The sockets that fit his legs to the prostheses are what sent Mackey back to Walter Reed after the VA in Fayetteville kept him waiting. Martin said if that wait is too long, his body changes and the sockets no longer fit. 

Mackey said he received six or seven sockets that did not fit because of the delays. Up & Coming Weekly was unable to reach Mackey. “It is unacceptable that he felt he had to go outside VA to get the services he needed,” said Fayetteville VA spokesman Jeffery Melvin. “We can and will do better.”

Confined to a wheelchair, Mackey said at Walter Reed he got new sockets in less than a week. “This is probably the most work I’ve done on my legs in a while,” Mackey said during physical therapy. He has gained a lot of weight and his hips have lost their flexibility. Walking will always be hard for him. 

But “It was the inability of the VA to keep him in properly fitting prosthetics that was keeping a good man down,” Martin reported. “I am just another number that got pulled out of a number machine,” Mackey said. He’s now back home in North Carolina. He recently got a call from the local VA saying they want to come up with a plan for making the system better and meeting his needs. 

Fayetteville VA Medical Center Director Elizabeth Goolsby was out of town when Up & Coming Weekly asked for a response to Mackey’s complaints. 

VA spokesman Melvin was apologetic. “We regret that Sgt. Maj. Mackey felt he had to go to Walter Reed to get the services he needed.  Our Chief of Prosthetics reached out to him, apologized and asked him to return to Fayetteville VA and let us serve him again, and this time we vow to get it right.” Melvin continued. 
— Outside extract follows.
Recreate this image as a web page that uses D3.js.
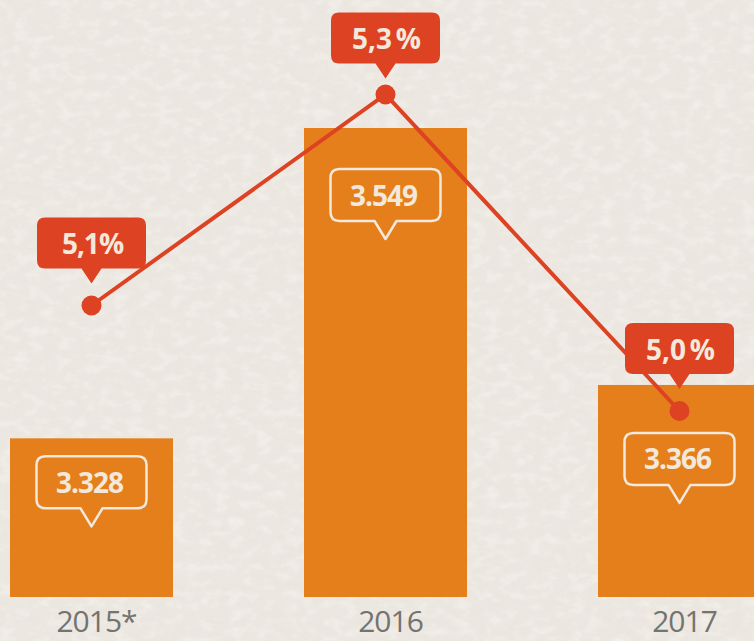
<!DOCTYPE html>
<html>
<head>
<meta charset="utf-8">
<script src="https://cdn.jsdelivr.net/npm/d3@7"></script>
<style>
  html, body { margin: 0; padding: 0; background: #ebe6df; }
  svg { display: block; }
</style>
</head>
<body>
<div id="chart"></div>
<script>
;(function (d3) {
  'use strict';

  // data
  var years = ['2015*', '2016', '2017'];
  var amounts = [3.328, 3.549, 3.366];
  var amountLabels = ['3.328', '3.549', '3.366'];
  var shares = [5.1, 5.3, 5.0];
  var shareLabels = ['5,1%', '5,3\u202F%', '5,0\u202F%'];

  var width = 754, height = 641;
  var colors = {
    bg: '#ebe6df',
    bar: '#e57f1c',
    line: '#dd4223',
    light: '#f3e8dc',
    axis: '#737370'
  };

  // callout nudges, per point
  var shareGap = [22, 16, 22];
  var amountGap = [18, 41, 48];

  var svg = d3.select('#chart').append('svg')
    .attr('width', width)
    .attr('height', height);

  // paper texture
  var defs = svg.append('defs');
  var f = defs.append('filter').attr('id', 'paper')
    .attr('x', 0).attr('y', 0).attr('width', '100%').attr('height', '100%');
  f.append('feTurbulence')
    .attr('type', 'fractalNoise')
    .attr('baseFrequency', '0.07 0.11')
    .attr('numOctaves', 4)
    .attr('seed', 7);
  f.append('feColorMatrix')
    .attr('type', 'matrix')
    .attr('values', '0 0 0 0 1  0 0 0 0 1  0 0 0 0 1  0 0 0 -1.8 1.05');

  svg.append('rect')
    .attr('width', width).attr('height', height)
    .attr('fill', colors.bg);
  svg.append('rect')
    .attr('width', width).attr('height', height)
    .attr('filter', 'url(#paper)')
    .attr('opacity', 0.4);

  var x = d3.scaleBand()
    .domain(years)
    .range([10, 761])
    .paddingInner(131 / 294)
    .paddingOuter(0);

  var yBar = d3.scaleLinear()
    .domain([3.215, 3.549])
    .range([597, 128]);

  var yLine = d3.scaleLinear()
    .domain([5.0, 5.3])
    .range([411, 94.5]);

  var cx = function (i) { return x(years[i]) + x.bandwidth() / 2; };

  // rounded box with a pointer under it, tip at (px, tipY)
  function callout(px, tipY, w, h, r, pw, ph) {
    var b = tipY - ph, t = b - h, l = px - w / 2, rt = px + w / 2;
    return 'M' + (l + r) + ',' + t +
      'H' + (rt - r) + 'Q' + rt + ',' + t + ' ' + rt + ',' + (t + r) +
      'V' + (b - r) + 'Q' + rt + ',' + b + ' ' + (rt - r) + ',' + b +
      'H' + (px + pw / 2) + 'L' + px + ',' + tipY + 'L' + (px - pw / 2) + ',' + b +
      'H' + (l + r) + 'Q' + l + ',' + b + ' ' + l + ',' + (b - r) +
      'V' + (t + r) + 'Q' + l + ',' + t + ' ' + (l + r) + ',' + t + 'Z';
  }

  // bars
  svg.append('g').selectAll('rect')
    .data(amounts)
    .join('rect')
    .attr('x', function (d, i) { return x(years[i]); })
    .attr('y', function (d) { return yBar(d); })
    .attr('width', x.bandwidth())
    .attr('height', function (d) { return yBar.range()[0] - yBar(d); })
    .attr('fill', colors.bar);

  // amount callouts inside bars
  var amt = svg.append('g').selectAll('g')
    .data(amounts)
    .join('g');
  amt.append('path')
    .attr('d', function (d, i) {
      var top = yBar(d) + amountGap[i];
      return callout(cx(i), top + 52 + 18, 110, 52, 9, 22, 18);
    })
    .attr('fill', 'none')
    .attr('stroke', colors.light)
    .attr('stroke-width', 2.5)
    .attr('stroke-linejoin', 'round');
  amt.append('text')
    .attr('x', function (d, i) { return cx(i) - 2; })
    .attr('y', function (d, i) { return yBar(d) + amountGap[i] + 26 + 10.5; })
    .attr('text-anchor', 'middle')
    .attr('fill', colors.light)
    .style('font-family', '"Open Sans", sans-serif')
    .style('font-weight', 'bold')
    .style('font-size', '28px')
    .style('letter-spacing', '-1px')
    .text(function (d, i) { return amountLabels[i]; });

  // share line
  var line = d3.line()
    .x(function (d, i) { return cx(i); })
    .y(function (d) { return yLine(d); });

  svg.append('path')
    .datum(shares)
    .attr('d', line)
    .attr('fill', 'none')
    .attr('stroke', colors.line)
    .attr('stroke-width', 4);

  svg.append('g').selectAll('circle')
    .data(shares)
    .join('circle')
    .attr('cx', function (d, i) { return cx(i); })
    .attr('cy', function (d) { return yLine(d); })
    .attr('r', 10)
    .attr('fill', colors.line);

  // share callouts
  var shr = svg.append('g').selectAll('g')
    .data(shares)
    .join('g');
  shr.append('path')
    .attr('d', function (d, i) {
      return callout(cx(i), yLine(d) - shareGap[i], 109, 51, 8, 20, 15);
    })
    .attr('fill', colors.line);
  shr.append('text')
    .attr('x', function (d, i) { return cx(i) + 1; })
    .attr('y', function (d, i) { return yLine(d) - shareGap[i] - 15 - 25.5 + 11; })
    .attr('text-anchor', 'middle')
    .attr('fill', colors.light)
    .style('font-family', '"Open Sans", sans-serif')
    .style('font-weight', 'bold')
    .style('font-size', '28px')
    .style('letter-spacing', '-1px')
    .text(function (d, i) { return shareLabels[i]; });

  // year labels
  svg.append('g').selectAll('text')
    .data(years)
    .join('text')
    .attr('x', function (d, i) { return cx(i) + 5; })
    .attr('y', 632)
    .attr('text-anchor', 'middle')
    .attr('fill', colors.axis)
    .style('font-family', '"Open Sans", sans-serif')
    .style('font-size', '30px')
    .style('letter-spacing', '-1px')
    .text(function (d) { return d; });

})(d3);
</script>
</body>
</html>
“Several factors contributed to Sgt. Maj. Mackey’s previous difficulty getting his prostheses properly fitted.  Because of a staff vacancy, we could not fit him in house when he first began seeing us, so we referred him to a private vendor.  We have the staff to fit him here now. However, this does not absolve us of our responsibility for not knowing he was experiencing difficulty.”